Flamboyant Max Reinhardt was a theatrical revolutionary. A Jewish boy whose father was a corset-maker in Vienna, his wild creative ambitions brought revolving sets and hundreds of extras onto the stage. He is credited with the first notions of director as creative artist. My great-uncle Richard Flatter, a lawyer by day and literary translator by night, decided at the ripe age of 39 to audition for Max Reinhardt’s renowned theatre school in Vienna, known as the Seminary.
Richard wanted to study direction so as to understand the inner workings of stagecraft, and thus perfect his ambition to translate Shakespeare’s entire oeuvre into German. He passed the audition and so spent the happiest and busiest two years of his life.
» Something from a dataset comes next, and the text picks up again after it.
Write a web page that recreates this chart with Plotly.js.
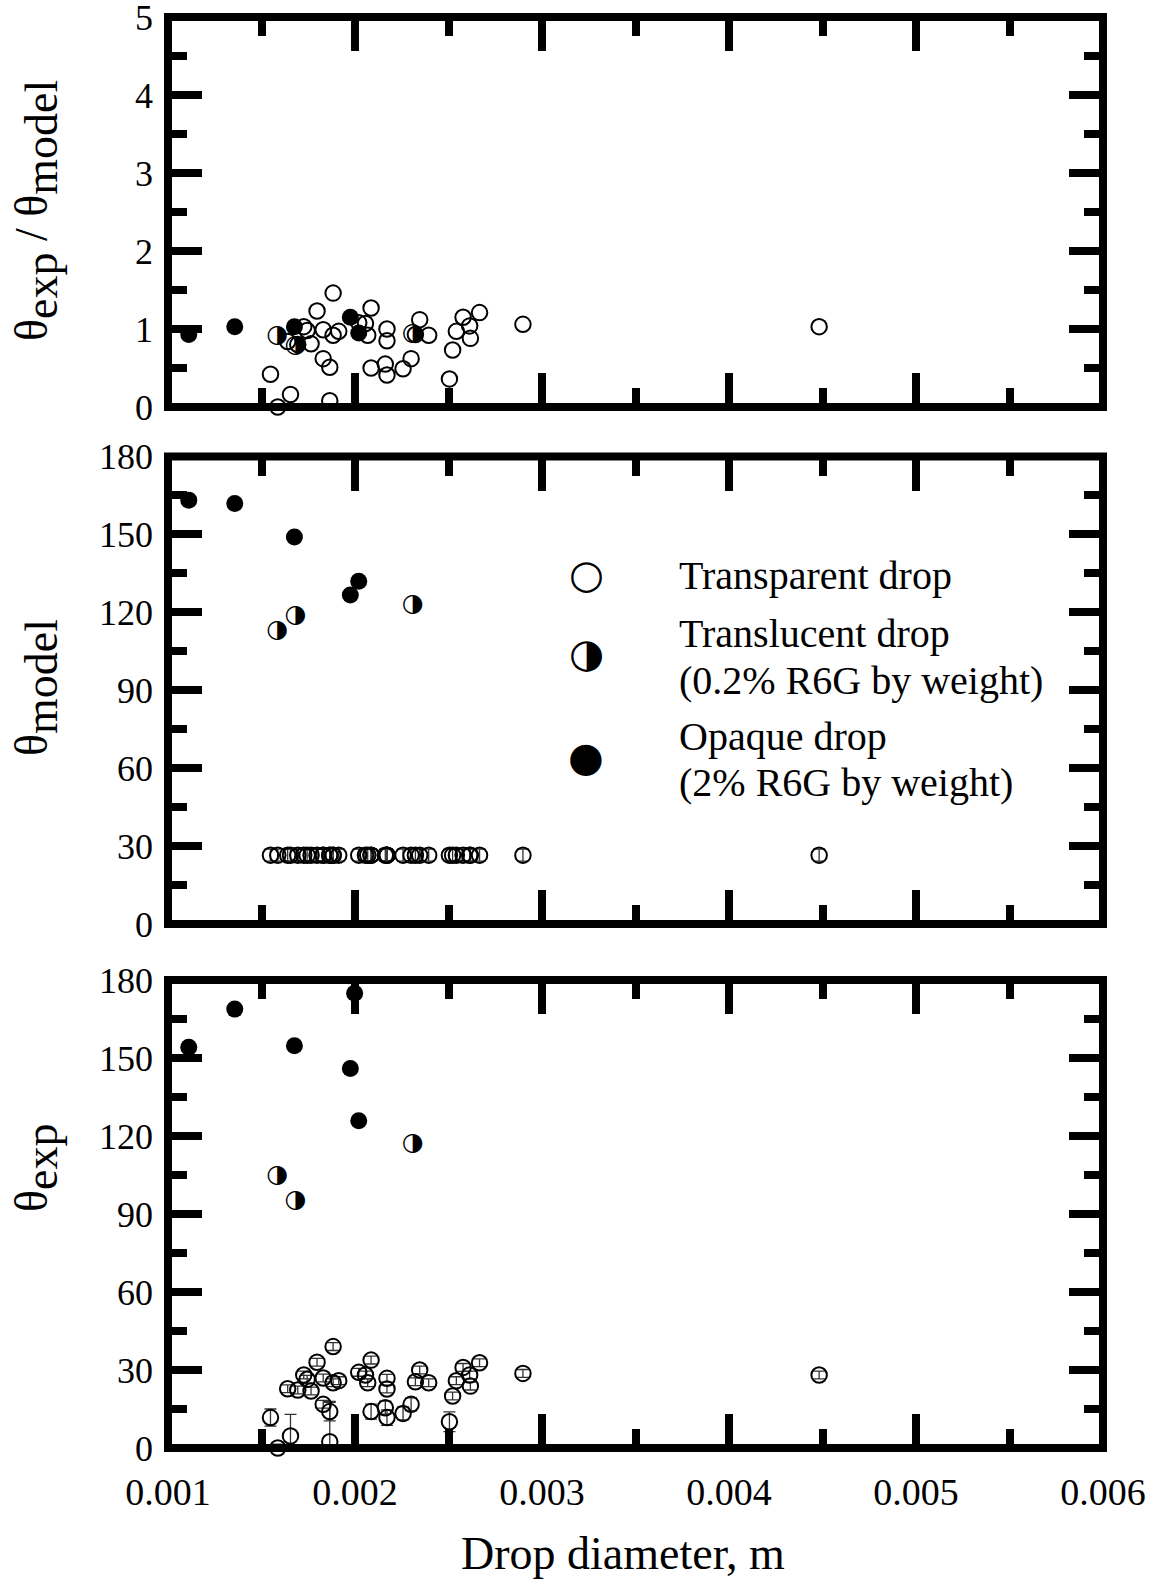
<!DOCTYPE html>
<html><head><meta charset="utf-8">
<script src="https://cdn.plot.ly/plotly-3.0.1.min.js"></script>
<style>body{margin:0;background:#fff}</style>
</head><body><div id="chart" style="width:1163px;height:1581px"></div>
<script>
// ---------- DATA ----------
// Transparent drops
const transparentDiameter = [0.001548,0.001587,0.001655,0.001640,0.001694,0.001726,0.001744,0.001765,0.001797,0.001830,
  0.001830,0.001865,0.001865,0.001883,0.001883,0.001913,0.002020,0.002056,0.002068,0.002086,
  0.002086,0.002171,0.002171,0.002162,0.002171,0.002257,0.002300,0.002323,0.002346,0.002394,
  0.002505,0.002522,0.002542,0.002578,0.002613,0.002617,0.002666,0.002898,0.004482];
const transparentExp = [11.7,0.0,4.6,22.8,22.3,28.1,26.4,21.9,33.0,26.9,
  16.8,14.0,2.4,39.0,25.1,25.9,29.1,28.1,25.1,33.8,
  14.0,26.8,22.7,15.5,11.7,13.3,16.8,25.5,30.0,25.1,
  10.1,20.0,25.9,31.0,28.1,23.8,32.8,28.7,28.1];
const transparentExpErr = [3.3,1.5,8.3,1.5,1.5,1.5,1.5,1.5,1.5,1.5,
  1.5,3.6,15.5,1.5,1.5,1.5,1.5,1.5,1.5,1.5,
  2.9,1.5,1.5,2.5,3.0,2.5,2.5,1.5,1.5,1.5,
  3.8,1.5,1.5,1.5,1.5,1.5,1.5,1.5,1.5];
const transparentModel = [26.5,26.5,26.5,26.5,26.5,26.5,26.5,26.5,26.5,26.5,
  26.5,26.5,26.5,26.5,26.5,26.5,26.5,26.5,26.5,26.5,
  26.5,26.5,26.5,26.5,26.5,26.5,26.5,26.5,26.5,26.5,
  26.5,26.5,26.5,26.5,26.5,26.5,26.5,26.5,26.5];
const transparentModelErr = [2.3,2.3,2.3,2.3,2.3,2.3,2.3,2.3,2.3,2.3,
  2.3,2.3,2.3,2.3,2.3,2.3,2.3,2.3,2.3,2.3,
  2.3,2.3,2.3,2.3,2.3,2.3,2.3,2.3,2.3,2.3,
  2.3,2.3,2.3,2.3,2.3,2.3,2.3,2.3,2.3];
const transparentRatio = [0.42,0.00,0.16,0.84,0.80,1.03,0.98,0.81,1.23,0.99,
  0.62,0.51,0.08,1.46,0.92,0.97,1.08,1.07,0.92,1.27,
  0.50,1.00,0.85,0.55,0.41,0.49,0.62,0.93,1.12,0.92,
  0.36,0.73,0.97,1.15,1.04,0.88,1.21,1.06,1.03];

// Translucent drops (0.2% R6G)
const translucentDiameter = [0.001584,0.001681,0.002309];
const translucentExp = [104.6,95.1,116.9];
const translucentModel = [112.8,118.8,123.1];
const translucentRatio = [0.91,0.79,0.94];

// Opaque drops (2% R6G)
const opaqueExpDiameter = [0.001111,0.001357,0.001676,0.001998,0.001975,0.002020];
const opaqueExp = [154.1,168.8,154.7,174.9,146.0,125.9];
const opaqueModelDiameter = [0.001111,0.001357,0.001676,0.001975,0.002020];
const opaqueModel = [163.2,161.9,149.0,126.7,132.0];
const opaqueRatio = [0.93,1.03,1.03,1.15,0.95];

// Axis ticks / labels
const xTicks = [0.001,0.002,0.003,0.004,0.005,0.006];
const xTickText = ['0.001','0.002','0.003','0.004','0.005','0.006'];
const thetaTicks = [0,30,60,90,120,150,180];
const ratioTicks = [0,1,2,3,4,5];

// ---------- STYLE ----------
const W=1163, H=1581, L=168, R=60, T=17, B=133;
const plotH = H-T-B, plotW = W-L-R;
const dom = (topPx, botPx) => [(H-B-botPx)/plotH, (H-B-topPx)/plotH];
const px = x => (x-L)/plotW;
const py = y => (H-B-y)/plotH;
const serif = 'Liberation Serif, Times New Roman, serif';
const glyphFont = 'DejaVu Sans';

const openMarker = {symbol:'circle-open', size:15.5, color:'#000', line:{width:2,color:'#000'}};
const fillMarker = {symbol:'circle', size:17, color:'#000', line:{width:0}};
const errStyle = (arr) => ({type:'data', array:arr, visible:true, color:'#333', thickness:1.3, width:6});
const halfGlyph = {family:glyphFont, size:25, color:'#000'};

const traces = [];
// bottom panel: theta exp
traces.push({x:transparentDiameter, y:transparentExp, xaxis:'x', yaxis:'y', mode:'markers', type:'scatter',
  marker:openMarker, error_y:errStyle(transparentExpErr), cliponaxis:false});
traces.push({x:opaqueExpDiameter, y:opaqueExp, xaxis:'x', yaxis:'y', mode:'markers', type:'scatter', marker:fillMarker, cliponaxis:false});
traces.push({x:translucentDiameter, y:translucentExp, xaxis:'x', yaxis:'y', mode:'text', type:'scatter',
  text:translucentDiameter.map(()=> '◑'), textposition:'middle center', textfont:halfGlyph, cliponaxis:false});
// middle panel: theta model
traces.push({x:transparentDiameter, y:transparentModel, xaxis:'x2', yaxis:'y2', mode:'markers', type:'scatter',
  marker:openMarker, error_y:errStyle(transparentModelErr), cliponaxis:false});
traces.push({x:opaqueModelDiameter, y:opaqueModel, xaxis:'x2', yaxis:'y2', mode:'markers', type:'scatter', marker:fillMarker, cliponaxis:false});
traces.push({x:translucentDiameter, y:translucentModel, xaxis:'x2', yaxis:'y2', mode:'text', type:'scatter',
  text:translucentDiameter.map(()=> '◑'), textposition:'middle center', textfont:halfGlyph, cliponaxis:false});
// top panel: ratio
traces.push({x:transparentDiameter, y:transparentRatio, xaxis:'x3', yaxis:'y3', mode:'markers', type:'scatter', marker:openMarker, cliponaxis:false});
traces.push({x:opaqueModelDiameter, y:opaqueRatio, xaxis:'x3', yaxis:'y3', mode:'markers', type:'scatter', marker:fillMarker, cliponaxis:false});
traces.push({x:translucentDiameter, y:translucentRatio, xaxis:'x3', yaxis:'y3', mode:'text', type:'scatter',
  text:translucentDiameter.map(()=> '◑'), textposition:'middle center', textfont:halfGlyph, cliponaxis:false});

const tickBase = {ticks:'inside', ticklen:34, tickwidth:8, tickcolor:'#000', mirror:'ticks', showline:false,
  showgrid:false, zeroline:false, ticklabeloverflow:'allow', tickfont:{family:serif, size:36, color:'#000'}};
function xAxis(showLabels, anchor){
  return Object.assign({}, tickBase, {range:[0.001,0.006], tickmode:'array', tickvals:xTicks, ticktext:xTickText,
    showticklabels:showLabels, anchor:anchor, tickfont:{family:serif,size:38,color:'#000'}, ticklabelstandoff:18,
    minor:{tickmode:'linear', tick0:0.0015, dtick:0.001, ticks:'inside', ticklen:19, tickwidth:8, tickcolor:'#000'}});
}
function yAxis(range, tickvals, minorTick0, minorDtick, domain, anchor){
  return Object.assign({}, tickBase, {range:range, tickmode:'array', tickvals:tickvals, domain:domain, anchor:anchor,
    ticklabelstandoff:14,
    minor:{tickmode:'linear', tick0:minorTick0, dtick:minorDtick, ticks:'inside', ticklen:19, tickwidth:8, tickcolor:'#000'}});
}

const frame = (xr, yr) => ({type:'rect', xref:xr+' domain', yref:yr+' domain', x0:0, x1:1, y0:0, y1:1,
  line:{color:'#000', width:8}, fillcolor:'rgba(0,0,0,0)', layer:'above'});

const ann = [];
const yTitle = (text, xc, yc) => ({text:text, xref:'paper', yref:'paper', x:px(xc), y:py(yc), xanchor:'center', yanchor:'middle',
  textangle:-90, showarrow:false, font:{family:serif, size:46, color:'#000'}});
const sub = s => '<sub><span style="font-size:46px">'+s+'</span></sub>';
ann.push(yTitle('θ'+sub('exp')+' / θ'+sub('model'), 36, 211));
ann.push(yTitle('θ'+sub('model'), 36, 688));
ann.push(yTitle('θ'+sub('exp'), 36, 1168));
ann.push({text:'Drop diameter, m', xref:'paper', yref:'paper', x:px(623), y:py(1553), xanchor:'center', yanchor:'middle',
  showarrow:false, font:{family:serif, size:46, color:'#000'}});
// legend (drawn as text)
const legText = (t, yc) => ({text:t, xref:'paper', yref:'paper', x:px(677), y:py(yc), xanchor:'left', yanchor:'middle',
  showarrow:false, font:{family:serif, size:40, color:'#000'}});
const legGlyph = (g, yc, sz) => ({text:g, xref:'paper', yref:'paper', x:px(586), y:py(yc), xanchor:'center', yanchor:'middle',
  showarrow:false, font:{family:glyphFont, size:sz, color:'#000'}});
ann.push(legGlyph('○', 574, 40));
ann.push(legText('Transparent drop', 575));
ann.push(legGlyph('◑', 653, 40));
ann.push(legText('Translucent drop', 633));
ann.push(legText('(0.2% R6G by weight)', 680));
ann.push(legGlyph('●', 757, 41));
ann.push(legText('Opaque drop', 736));
ann.push(legText('(2% R6G by weight)', 783));

const layout = {
  width:W, height:H, margin:{l:L, r:R, t:T, b:B}, paper_bgcolor:'#fff', plot_bgcolor:'#fff', showlegend:false,
  xaxis: xAxis(true, 'y'),
  xaxis2: Object.assign(xAxis(false, 'y2'), {matches:'x'}),
  xaxis3: Object.assign(xAxis(false, 'y3'), {matches:'x'}),
  yaxis: yAxis([0,180], thetaTicks, 15, 30, dom(980,1448), 'x'),
  yaxis2: yAxis([0,180], thetaTicks, 15, 30, dom(456.5,924), 'x2'),
  yaxis3: yAxis([0,5], ratioTicks, 0.5, 1, dom(17,407), 'x3'),
  shapes:[frame('x','y'), frame('x2','y2'), frame('x3','y3')],
  annotations: ann
};
Plotly.newPlot('chart', traces, layout, {staticPlot:true, displayModeBar:false});
</script></body></html>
By the time of the Anschluss in 1938, he was recognised as the German language’s foremost translator, and was working on a book about Max Reinhardt’s craft that never saw the light of day.
Reinhardt’s theatre was inspired by medieval mysteries, Elizabethan drama and the vast arenas of Greek and Roman theatre where audiences were swept up in a collective fever. His sets were cabarets, vast arenas or simply outdoors, as for his spectacular yearly production of Hugo von Hofmannsthal’s Everyman in front of Salzburg’s cathedral and other buildings in the city.
Wildly popular, Reinhardt bestrode both Vienna and Berlin where he owned several theatres that performed Shakespeare, the Greek classics, Molière, Ibsen, Wilde, J M Synge and George Bernard Shaw, also touring Europe and in the United States. He co-created the Salzburg Festival with Hofmannsthal and Richard Strauss, and his work with actors was legendary.
But in 1933, the Nazi regime in Germany confiscated his theatres there and banned his work. They seized his Leopoldskron castle near Salzburg, a home he had lovingly restored down to the smallest detail. He left for Hollywood in 1937 where he was to put on a lavish production of A Midsummer Night’s Dream at the Hollywood Bowl and found an acting school. He died of a stroke in 1943.
In his memoir, my great uncle recalls an evening at the Salzburg Schloss, set in magnificent manicured grounds stalked by flamingos. “Supper by candle light,” he wrote, “excellent wines, numerous toasts, but what I was most interested in was the library where we withdrew after dining.”
“It was an enormous hall, two sides filled with rows of books from floor to ceiling. Reinhardt showed me his Shakespeariana, and although I had known he was a Shakespeare fanatic, I was taken by surprise to see the huge number of translations he had gathered, as well as commentaries, illustrated editions, works on the Elizabethan stage, and much more.”
Next to the library was Reinhardt’s wood-lined study. It had just one window and was so narrow as to fit only a writing table and an armchair. He would stay up there until the small hours of the morning, writing the smallest details of his upcoming plays into a so-called Regie-Buch, a huge production book into which he pasted each page of the play surrounded by lots of white space.
On Reinhardt’s 60th birthday, Richard published a short essay about him. This prompted Reinhardt to modestly suggest he write a book dealing with his own directorial influence on great actors. Richard also had an idea: a book about Reinhardt’s art that could serve as a text book for actors and producers. Richard set to the task with Max Reinhardt’s enthusiastic encouragement.
“I sent him parts that were finished,” he wrote, “and he was more than satisfied. But then events in Germany came to a head; no publisher could now publish a book about a ‘subhuman being’ like Reinhardt, and the whole thing was dropped.”
When Richard reached safety in London, he toyed with the idea of translating the book into English. “And then something happened that, besides being a personal shock, created a dilemma: Reinhardt died.” My great-uncle no longer felt entitled to publish the book without his theatre hero’s imprimatur.